Just Add Magic
Just Add Magic is an American live-action family television series, loosely based on the book of the same name by Cindy Callaghan. It was produced by Amazon Studios. A pilot was produced in 2015 and the series commissioned for a full season the following year. Amazon renewed the series for a second season in June 2016 after it "set a record as the most successful Amazon Original Kids premiere weekend in terms of U.S. Prime Video streams and hours."
Why It Rocks
- It's one of Amazon Prime's most well-known and best-written family programs on the streaming service.
- Even though the show's primarily targeted towards kids, the humor and stakes manage to be very serious and grounded in a way older audiences can enjoy as well. It's like a live-action Gravity Falls: Saccharine on the outside, but groundbreaking and incredibly gripping in reality with the leads solving supernatural mysteries around town.
- Incredible acting from all of the major lead characters, not just from the adults, but from the child actors as well.
- All the major characters --especially the three protector girls-- are incredibly well-written, complex, relatable, and great role models for the viewers. Plus the leads are super intelligent and not just dumbed down for the younger viewers.

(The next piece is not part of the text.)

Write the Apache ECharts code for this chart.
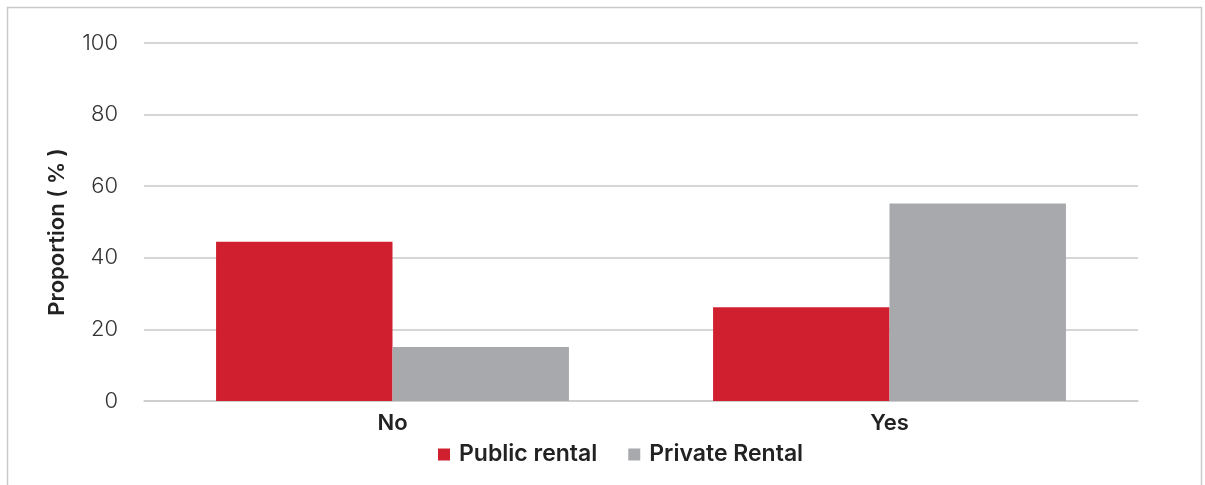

- Kelly is the leader of the trio who most commonly uses the magic cookbook, and would often get addicted to its power. She also gets involved with her family a lot and would have to look after her younger brother Buddy.
- Hannah is the smart, organization driven member of trio who constantly has school drama and is obsessed with keeping her grades up. But she would still gladly make time to for recreation and goofing off with her friends.
- Darbie is the fun-loving comic relief who does what she can to participate in the group and surprisingly has quite a bit of hidden depths and clever logical thoughts. She also has her fair share of family drama with her parents involving her father past divorce and how his relationships would work out.
- As the second season kicks in, the adults and elder adults (especially Becky Quinn, Ida Perez, and Gina Silvers) get much more time to shine now that their mysteries had been solved and as result we get to dive into their backstories and personalities much more than in the previous season, which makes the show a fan favorite for adults as well sense they also have characters to relate to
- Even some of the non-protector characters are interesting and compelling.
- Jake -- the girls' closest friend -- is more than just "the black best friend"; he's got his own set of problems and issues, including him constantly being involved in the magic and his relationship with his boss Mama P. He's also a great companion to the protectors.
- Kelly's parents Scott and Terri Quinn are more than just "the lead character's parents" that most kids shows have. Aside from being very loving and wanting to make sure their kids are safe, they have their own fun quirks and character traits. Scott's very proactive towards his mother (Becky) and has a love of old vinyl music and Terri's a hard-working, determined business woman, who even gets a mayor subplot in one season.
- The antagonists are well-intentioned and/or entertaining. Notable examples being Mama P, Chuck Hankins and Jill.
- While the show manages to take its main concept pretty seriously with the mysteries in the seasons, the show also knows when to breathe and give the characters minor side-plots, and lots of heartfelt emotional moments to balance it out. Having the three leads be childhood friends definitely helps.
- The major twists and surprises through the show are all well-thought out and planned well with very little clichés. It's enough to keep even a hardened viewer hooked.
The Only Bad Quality
- A lot of fans will agree that the pilot episode --although decent on its own--doesn't exactly flow with the serious tone of the rest of the series, and isn't the best way to establish the show's nature.